Photos of the new detector of SND@LHC Experiment
Photos of the new detector of SND@LHC Experiment (Image: CERN)

 

SND@LHC, or Scattering and Neutrino Detector at the LHC, is designed to study neutrinos –fundamental particles with no electric charge and vanishingly small mass.

Although particle colliders produce neutrinos in huge numbers, no neutrino has ever been directly observed at a collider, because they interact very weakly with matter and are missed by typical collider detectors. Most of the LHC neutrinos lie in an energy range where their interactions have not been studied, which makes their investigation even more interesting. 

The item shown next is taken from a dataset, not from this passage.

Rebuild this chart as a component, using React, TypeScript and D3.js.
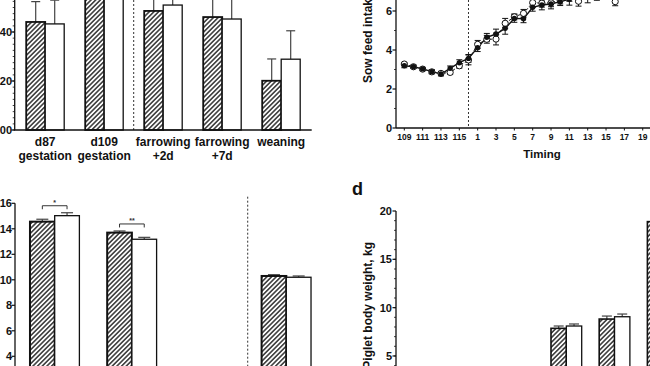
import React from "react";
import * as d3 from "d3";

const width = 650;
const height = 366;
const FONT = "'Liberation Sans', Arial, Helvetica, sans-serif";

// panel a (top left)
const aCats = ["d87", "d109", "far2", "far7", "wean"];
const aLabels = [["d87", "gestation"], ["d109", "gestation"], ["farrowing", "+2d"], ["farrowing", "+7d"], ["weaning"]];
const aCtrl = [144.1, 158, 148.6, 146.1, 120.1];
const aCtrlSd = [8.3, 8, 7, 8, 8.9];
const aTrt = [143.3, 157, 151, 145.3, 128.9];
const aTrtSd = [9.7, 8, 6, 9, 11.6];
const aTicks = [100, 120, 140];

// panel b (top right)
const bDays = ["109", "110", "111", "112", "113", "114", "115", "116",
  "1", "2", "3", "4", "5", "6", "7", "8", "9", "10",
  "11", "12", "13", "14", "15", "16", "17", "18", "19", "20"];
const bTickLabels = ["109", "111", "113", "115", "1", "3", "5", "7", "9", "11", "13", "15", "17", "19"];
const bCtrl = [3.19, 3.14, 3.03, 2.89, 2.77, 3.06, 3.35, 3.57, 4.12, 4.65, 4.82, 5.11, 5.62, 5.6,
  6.19, 6.31, 6.36, 6.48, 6.6, 6.75, 6.7, 6.8, 6.95, 6.9, 7.0, 7.1, 7.05, 7.1];
const bCtrlSd = [0.1, 0.08, 0.08, 0.1, 0.1, 0.12, 0.15, 0.2, 0.2, 0.2, 0.25, 0.3, 0.2, 0.2,
  0.2, 0.25, 0.25, 0.2, 0.3, 0.3, 0.28, 0.25, 0.15, 0.2, 0.15, 0.15, 0.15, 0.15];
const bTrt = [3.28, 3.14, 3.02, 2.88, 2.8, 2.85, 3.19, 3.49, 4.29, 4.55, 4.56, 5.37, 5.7, 5.88,
  6.43, 6.4, 6.42, 6.56, 6.7, 6.5, 6.9, 6.95, 7.0, 6.48, 7.05, 7.0, 7.15, 7.1];
const bTrtSd = [0.08, 0.08, 0.08, 0.1, 0.1, 0.1, 0.12, 0.25, 0.2, 0.2, 0.3, 0.25, 0.15, 0.2,
  0.25, 0.2, 0.2, 0.2, 0.2, 0.25, 0.2, 0.2, 0.2, 0.21, 0.2, 0.2, 0.2, 0.2];
const bTicks = [0, 2, 4, 6];

// panel c (bottom left)
const cCats = ["1", "2", "3", "4"];
const cCtrl = [14.56, 13.7, NaN, 10.3];
const cCtrlSd = [0.19, 0.13, NaN, 0.1];
const cTrt = [15.03, 13.18, NaN, 10.2];
const cTrtSd = [0.23, 0.15, NaN, 0.1];
const cTicks = [4, 6, 8, 10, 12, 14, 16];
const cSig = [{ cat: "1", label: "*" }, { cat: "2", label: "**" }];

// panel d (bottom right)
const dCats = ["1", "2", "3", "4", "5", "6"];
const dCtrl = [1.45, 2.4, 3.4, 7.86, 8.82, 18.9];
const dCtrlSd = [0.1, 0.15, 0.2, 0.24, 0.31, 0.5];
const dTrt = [1.45, 2.45, 3.45, 8.1, 9.06, 19.0];
const dTrtSd = [0.1, 0.15, 0.2, 0.21, 0.28, 0.5];
const dTicks = [5, 10, 15, 20];

const ink = "#111";
const errInk = "#444";

function Bars({ cats, ctrl, ctrlSd, trt, trtSd, x, y, cap, hatchStroke }) {
  const sub = d3.scaleBand().domain(["c", "t"]).range([0, x.bandwidth()]);
  const bw = sub.bandwidth();
  const out = [];
  cats.forEach((c, i) => {
    [[ctrl[i], ctrlSd[i], "c"], [trt[i], trtSd[i], "t"]].forEach(([v, sd, k]) => {
      if (isNaN(v)) return;
      const x0 = x(c) + sub(k);
      const cx = x0 + bw / 2;
      out.push(
        <g key={c + k}>
          <line x1={cx} x2={cx} y1={y(v)} y2={y(v + sd)} stroke={errInk} strokeWidth={1.2} />
          <line x1={cx - cap / 2} x2={cx + cap / 2} y1={y(v + sd)} y2={y(v + sd)} stroke={errInk} strokeWidth={1.2} />
          <rect x={x0} y={y(v)} width={bw} height={y.range()[0] - y(v)}
            fill={k === "c" ? "url(#hatch)" : "white"} stroke={ink}
            strokeWidth={k === "c" ? hatchStroke : 1.3} />
        </g>
      );
    });
  });
  return <g>{out}</g>;
}

function YAxis({ x, y, ticks, minor, top, bottom, fmt, labelX }) {
  return (
    <g>
      <line x1={x} x2={x} y1={top} y2={bottom} stroke={ink} strokeWidth={1.3} />
      {minor.map(t => (
        <line key={"m" + t} x1={x - 2} x2={x} y1={y(t)} y2={y(t)} stroke={ink} strokeWidth={0.8} />
      ))}
      {ticks.map(t => (
        <g key={t}>
          <line x1={x - 3.5} x2={x} y1={y(t)} y2={y(t)} stroke={ink} strokeWidth={1.2} />
          <text x={labelX} y={y(t) + 4} textAnchor="end" fontSize={11} fontWeight="bold" fill={ink}>{fmt(t)}</text>
        </g>
      ))}
    </g>
  );
}

export default function App() {
  // panel a
  const yA = d3.scaleLinear().domain([100, 160]).range([130, 130 - 60 * 2.45]);
  const xA = d3.scaleBand().domain(aCats).range([14.7, 311.7]).paddingInner(0.356).paddingOuter(0.195);
  const aDash = (xA("d109") + xA.bandwidth() + xA("far2")) / 2;

  // panel b
  const yB = d3.scaleLinear().domain([0, 8]).range([128, 128 - 8 * 19.5]);
  const xB = d3.scalePoint().domain(bDays).range([404.3, 404.3 + 27 * 9.17]);
  const lineB = d3.line().x((d, i) => xB(bDays[i])).y(d => yB(d));

  // panel c
  const yC = d3.scaleLinear().domain([0, 16]).range([407.3, 203.3]);
  const xC = d3.scaleBand().domain(cCats).range([15, 326]).paddingInner(0.36).paddingOuter(0.194);
  const subC = d3.scaleBand().domain(["c", "t"]).range([0, xC.bandwidth()]);
  const cDash = (xC("3") + xC.bandwidth() + xC("4")) / 2;

  // panel d
  const yD = d3.scaleLinear().domain([0, 20]).range([404.3, 211]);
  const xD = d3.scaleBand().domain(dCats).range([396, 688.5]).paddingInner(0.363).paddingOuter(0.216);

  return (
    <svg width={width} height={height} fontFamily={FONT}
      style={{ position: "absolute", left: 0, top: 0, background: "white" }}>
      <defs>
        <pattern id="hatch" width={3.3} height={3.3} patternUnits="userSpaceOnUse" patternTransform="rotate(45)">
          <rect width={3.3} height={3.3} fill="white" />
          <line x1={1.65} x2={1.65} y1={0} y2={3.3} stroke={ink} strokeWidth={1.3} />
        </pattern>
      </defs>
      <rect width={width} height={height} fill="white" />

      {/* panel a */}
      <line x1={aDash} x2={aDash} y1={0} y2={130} stroke="#333" strokeWidth={1} strokeDasharray="2,2" />
      <Bars cats={aCats} ctrl={aCtrl} ctrlSd={aCtrlSd} trt={aTrt} trtSd={aTrtSd} x={xA} y={yA} cap={9} hatchStroke={1.8} />
      <YAxis x={14.7} y={yA} ticks={aTicks} minor={d3.range(100, 161, 2.5)} top={0} bottom={130}
        fmt={t => String(t)} labelX={12} />
      <line x1={14} x2={311.7} y1={130} y2={130} stroke={ink} strokeWidth={1.3} />
      {aCats.map((c, i) => (
        <text key={c} x={xA(c) + xA.bandwidth() / 2} y={146} textAnchor="middle" fontSize={12} fontWeight="bold" fill={ink}>
          {aLabels[i].map((s, j) => (
            <tspan key={j} x={xA(c) + xA.bandwidth() / 2} dy={j === 0 ? 0 : 13.5}>{s}</tspan>
          ))}
        </text>
      ))}

      {/* panel b */}
      <line x1={xB("116")} x2={xB("116")} y1={0} y2={128} stroke="#333" strokeWidth={1} strokeDasharray="2,2" />
      <path d={lineB(bTrt)} fill="none" stroke={ink} strokeWidth={1} strokeDasharray="3,2" />
      <path d={lineB(bCtrl)} fill="none" stroke={ink} strokeWidth={1.4} />
      {[[bTrt, bTrtSd], [bCtrl, bCtrlSd]].map(([vals, sds], s) => (
        <g key={"e" + s}>
          {vals.map((v, i) => {
            const cx = xB(bDays[i]);
            return (
              <g key={i}>
                <line x1={cx} x2={cx} y1={yB(v - sds[i])} y2={yB(v + sds[i])} stroke={ink} strokeWidth={1} />
                <line x1={cx - 3} x2={cx + 3} y1={yB(v - sds[i])} y2={yB(v - sds[i])} stroke={ink} strokeWidth={1} />
                <line x1={cx - 3} x2={cx + 3} y1={yB(v + sds[i])} y2={yB(v + sds[i])} stroke={ink} strokeWidth={1} />
              </g>
            );
          })}
        </g>
      ))}
      {bTrt.map((v, i) => (
        <circle key={"o" + i} cx={xB(bDays[i])} cy={yB(v)} r={3.1} fill="white" stroke={ink} strokeWidth={1} />
      ))}
      {bCtrl.map((v, i) => (
        <circle key={"f" + i} cx={xB(bDays[i])} cy={yB(v)} r={2.7} fill={ink} />
      ))}
      <line x1={396} x2={396} y1={0} y2={128} stroke={ink} strokeWidth={1.3} />
      {[1, 3, 5, 7].map(t => (
        <line key={t} x1={394} x2={396} y1={yB(t)} y2={yB(t)} stroke={ink} strokeWidth={0.8} />
      ))}
      {bTicks.map(t => (
        <g key={t}>
          <line x1={392.5} x2={396} y1={yB(t)} y2={yB(t)} stroke={ink} strokeWidth={1.2} />
          <text x={392} y={yB(t) + 4} textAnchor="end" fontSize={11} fontWeight="bold" fill={ink}>{t}</text>
        </g>
      ))}
      <line x1={396} x2={650} y1={128} y2={128} stroke={ink} strokeWidth={1.3} />
      {bTickLabels.map(t => (
        <g key={t}>
          <line x1={xB(t)} x2={xB(t)} y1={128} y2={130.5} stroke={ink} strokeWidth={1} />
          <text x={xB(t)} y={139.5} textAnchor="middle" fontSize={8.5} fontWeight="bold" fill={ink}>{t}</text>
        </g>
      ))}
      <text x={542} y={158} textAnchor="middle" fontSize={11.5} fontWeight="bold" fill={ink}>Timing</text>
      <text transform="translate(372,83) rotate(-90)" textAnchor="start" fontSize={12} fontWeight="bold" fill={ink}>
        Sow feed intake, kg/d
      </text>

      {/* panel c */}
      <line x1={cDash} x2={cDash} y1={196.7} y2={height} stroke="#333" strokeWidth={1} strokeDasharray="2,2" />
      <Bars cats={cCats} ctrl={cCtrl} ctrlSd={cCtrlSd} trt={cTrt} trtSd={cTrtSd} x={xC} y={yC} cap={12} hatchStroke={2} />
      {cSig.map(({ cat, label }) => {
        const i = cCats.indexOf(cat);
        const x1 = xC(cat) + subC("c") + subC.bandwidth() / 2;
        const x2 = xC(cat) + subC("t") + subC.bandwidth() / 2;
        const yy = yC(Math.max(cCtrl[i] + cCtrlSd[i], cTrt[i] + cTrtSd[i])) - 7;
        return (
          <g key={cat}>
            <path d={`M${x1},${yy + 3.5}V${yy}H${x2}V${yy + 3.5}`} fill="none" stroke="#333" strokeWidth={1} />
            <text x={(x1 + x2) / 2} y={yy - 1} textAnchor="middle" fontSize={7} fontWeight="bold" fill="#333">{label}</text>
          </g>
        );
      })}
      <YAxis x={15} y={yC} ticks={cTicks} minor={[]} top={yC(16)} bottom={height}
        fmt={t => String(t)} labelX={12} />

      {/* panel d */}
      <text x={352} y={195} fontSize={18} fontWeight="bold" fill={ink}>d</text>
      <Bars cats={dCats} ctrl={dCtrl} ctrlSd={dCtrlSd} trt={dTrt} trtSd={dTrtSd} x={xD} y={yD} cap={10} hatchStroke={1.6} />
      <YAxis x={396} y={yD} ticks={dTicks} minor={d3.range(1, 20)} top={yD(20)} bottom={height}
        fmt={t => String(t)} labelX={392} />
      <text transform="translate(372,242) rotate(-90)" textAnchor="end" fontSize={12} fontWeight="bold" fill={ink}>
        Piglet body weight, kg
      </text>
    </svg>
  );
}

SND@LHC consists of a neutrino target followed downstream by a device to measure the neutrino energy and to detect muons (the heavier cousins of electrons) that are produced when neutrinos interact with the target.

The apparatus is located underground close to the ATLAS experiment, in an unused tunnel that links the LHC to the Super Proton Synchrotron. Positioned slightly off the LHC’s beamline, it will be able to detect neutrinos produced in the LHC collisions at small angles with respect to the beamline. These angles are larger than those covered by FASERν, a subdetector of the FASER experiment that is also designed to study neutrino interactions at high energies but is located along the beamline.

A large fraction of the SND@LHC neutrinos will come from the decays of particles made of heavy quarks. SND@LHC is therefore also studying heavy-quark particle production in an angular range that the other LHC experiments cannot access.

Moreover, the experiment also searches for weakly interacting particles that are not predicted by the Standard Model and could make up dark matter.